Legally, devolution only guarantees counties 15 per cent of the action. The remaining 85 per cent is still up for grabs and cause for clamor for presidency.

When we read that the president has cancelled Sh 2 billion coffee debts in Kirinyaga, or Sh 1 billion to Miraa farmers, or the government spent Sh 61 million to build a State-of-the-Art fishing factory in Nyeri, people will agitate for similar opportunities. Other parts of Kenya rarely get the same treatment.

When the president gets to bail other communities’ dead industries, it is for political expediency. But even so, what is the point of reviving Mumias, when cheap sugar is imported or smuggled, rendering the efforts of farmers futile.

The carnage of dead sugar industries in the country’s sugar belt, has robbed many people in Western Kenya their wherewithal. The killing and privatization of industries such as KICOMI by the Structural Adjustments Programs and other economic programs that favour cheap imports at the cost of our industrial economy have played a big role in rendering the Luo poor.

And it is poverty that makes them agitate for a piece of Kenya. It is easy to say, if it is not only the Luos who are poor, how come other tribes are not as violent?

For one, it is the Luos who have the critical mass to agitate, and that is why other communities that feel marginalized too, usually rally behind them. Besides marginalization in each community manifests itself differently. In pastoralists communities, banditry thrives, early marriages are common and there is high levels of illiteracy. In the Coast, secession calls by outfits such as MRCs (Mombasa Republican Council), the drug abuse scourge, child prostitution, are red flags of what marginalization can do.

Culturally, the Luos are outspoken and have always been an open society, where anyone can speak truth to power. Everywhere I have been, I meet Luos who cannot keep quiet in the face of injustice. Like the one-time honorary member of Black Panthers Movement, Stokely Carmichael said, “the secret of life is to have no fear, it is the only way to function.”

Luos have been so marginalized that fear is no longer an option, that is why no amount of gun-toting, trigger-happy policemen will silence them. They have infected other Kenyans to fight for their rights, and on Friday after the October 26 presidential rerun, we saw the same brutality being extended to Bungoma residents.

Luos Lives Matter

Regardless of how you relate with Luos, whether you found them repulsive, loud, or annoying, their lives matters. Each community will have certain traits, some likable, some disagreeable, but it is this diversity that makes our lives richer.

A people’s collective behaviour is a product of long-held customs, filtered through history, nurtured by their environment. Since we don’t share similar environments, we are likely to be different in our outlook of life. But these differences are smaller compared to similarities.

Luo parents want their children to succeed as much as Kikuyu parents want their children to succeed. No parent wishes to see their son killed by the very person they expect to protect their child.

If their way of life is at variance with how you lead your life, the least you can do, is not to wish them harm, or cheer the police in their murderous spree.

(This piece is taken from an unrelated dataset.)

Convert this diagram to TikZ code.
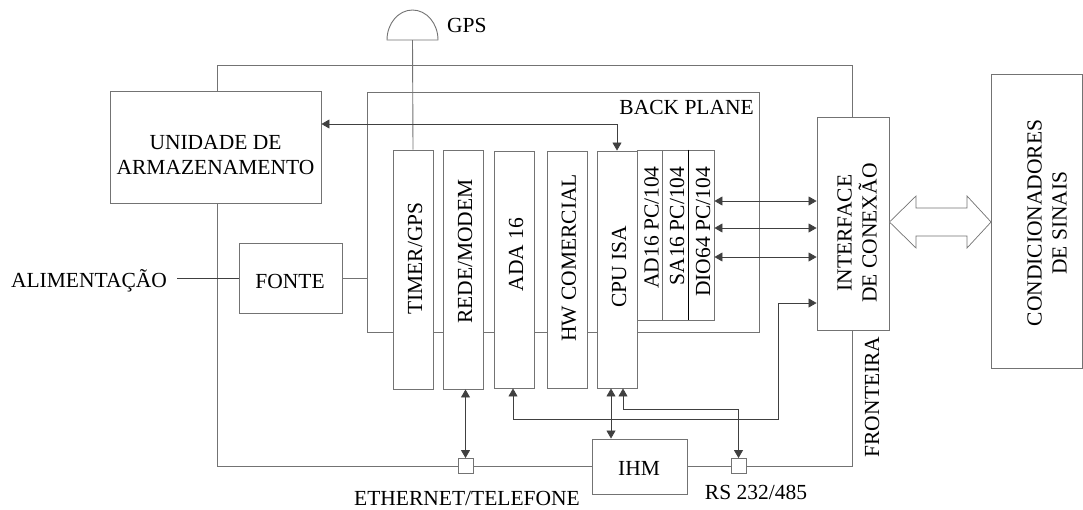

Police brutality in a country like ours spares no one.

Like Chinua Achebe said of Igbo, in tackling the Igbo persistent Igbo problem in his evergreen collection of essays The Trouble with Nigeria, “The Igbo are a necessary ingredient to the modernization and development of Nigerian society. It is neither necessary or possible to suppress them. Nigeria without the inventiveness and dynamism of the Igbo would be a less hopeful place than it is.”

The same can be said of the Luos. Overt and covert exclusion of the Luos, and other communities from key government posts and resources will always make them agitate and will never give a government peace until they are made to feel part of the country.

It is really that simple.

By Silas Nyanchwani
Silas Nyanchwani is a Kenyan writer and social commentator.